Önümüzdeki dönemde robotik otomasyonun yöneldiği bir diğer alan, çevresel adaptasyon kabiliyetinin artırılmasıdır. Esnek kavrayıcı sistemler, değişken yüzeylerde çalışabilen ayarlanabilir uç efektörler ve çok modlu hareket sistemleri bu amaca hizmet etmektedir. Ayrıca sürdürülebilirlik hedefleri doğrultusunda düşük enerji tüketimli, geri dönüştürülebilir bileşenlerle üretilmiş robot sistemleri de önem kazanmaktadır.
Endüstri 4.0 ile birlikte robotların yalnızca fiziksel üretim süreçlerinde değil, karar destek sistemlerinde, kalite izleme mekanizmalarında ve veri analitiği altyapılarında da aktif rol alması öngörülmektedir. Bu kapsamda, robotların yalnızca icracı değil, aynı zamanda bilgi üreten ve sürece geri bildirim sağlayan birer üretim unsuru hâline gelmesi beklenmektedir.
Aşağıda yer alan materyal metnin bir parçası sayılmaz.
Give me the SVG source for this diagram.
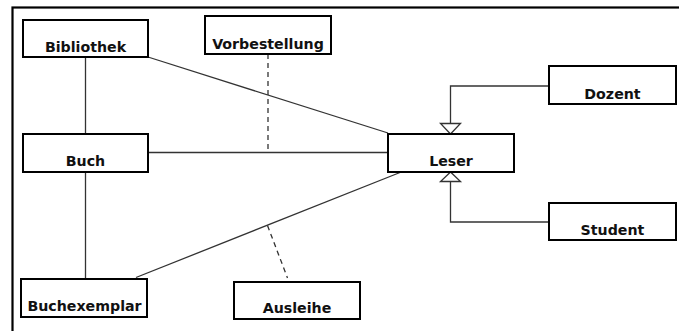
<svg xmlns="http://www.w3.org/2000/svg" width="679" height="331" viewBox="0 0 679 331">
<style>
.box{fill:#fff;stroke:#000;stroke-width:2}
.lbl{font-family:"DejaVu Sans",Verdana,sans-serif;font-weight:bold;font-size:14.2px;fill:#111;text-anchor:middle}
.ln{fill:none;stroke:#333;stroke-width:1.3}
.dash{fill:none;stroke:#333;stroke-width:1.3;stroke-dasharray:5,4}
.gen{fill:#fff;stroke:#333;stroke-width:1.3}
</style>
<rect x="0" y="0" width="679" height="331" fill="#fff"/>
<rect x="12.5" y="7.5" width="700" height="400" fill="none" stroke="#000" stroke-width="2.2"/>
<g id="connectors">
<line class="ln" x1="85.5" y1="57" x2="85.5" y2="134"/>
<line class="ln" x1="85.5" y1="172" x2="85.5" y2="279"/>
<line class="ln" x1="148" y1="57" x2="388" y2="133"/>
<line class="ln" x1="148" y1="152.5" x2="388" y2="152.5"/>
<line class="dash" x1="268" y1="54" x2="268" y2="152.5"/>
<line class="ln" x1="136" y1="277.5" x2="400" y2="172.5"/>
<line class="dash" x1="267.5" y1="225.5" x2="287.5" y2="278"/>
<polyline class="ln" points="549,86 450.5,86 450.5,123.5"/>
<polygon class="gen" points="450.5,134 440.5,123.5 460.5,123.5"/>
<polyline class="ln" points="549,222 450.5,222 450.5,181.5"/>
<polygon class="gen" points="450.5,172 440.5,181.5 460.5,181.5"/>
</g>
<g id="bibliothek"><rect class="box" x="23" y="20" width="125" height="37"/><text class="lbl" x="85.5" y="52">Bibliothek</text></g>
<g id="vorbestellung"><rect class="box" x="205" y="16" width="126" height="38"/><text class="lbl" x="268" y="49">Vorbestellung</text></g>
<g id="buch"><rect class="box" x="23" y="134" width="125" height="38"/><text class="lbl" x="85.5" y="166">Buch</text></g>
<g id="leser"><rect class="box" x="388" y="134" width="126" height="38"/><text class="lbl" x="451" y="166">Leser</text></g>
<g id="dozent"><rect class="box" x="549" y="66" width="127" height="38"/><text class="lbl" x="612.5" y="99">Dozent</text></g>
<g id="student"><rect class="box" x="549" y="203" width="127" height="37"/><text class="lbl" x="612.5" y="235">Student</text></g>
<g id="buchexemplar"><rect class="box" x="21" y="279" width="126" height="38"/><text class="lbl" x="84.5" y="311">Buchexemplar</text></g>
<g id="ausleihe"><rect class="box" x="234" y="282" width="126" height="37"/><text class="lbl" x="297" y="313">Ausleihe</text></g>
</svg>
Sonuç olarak, robotik otomasyon teknolojileri yalnızca mühendislik alanında değil; yazılım, veri bilimi, ergonomi ve sürdürülebilirlik gibi çok çeşitli alanların kesişiminde gelişimini sürdürmektedir. Bu çokdisiplinli yönelim, gelecekte daha zeki, uyarlanabilir ve insanla bütünleşik robot sistemlerinin ortaya çıkmasına zemin hazırlamaktadır.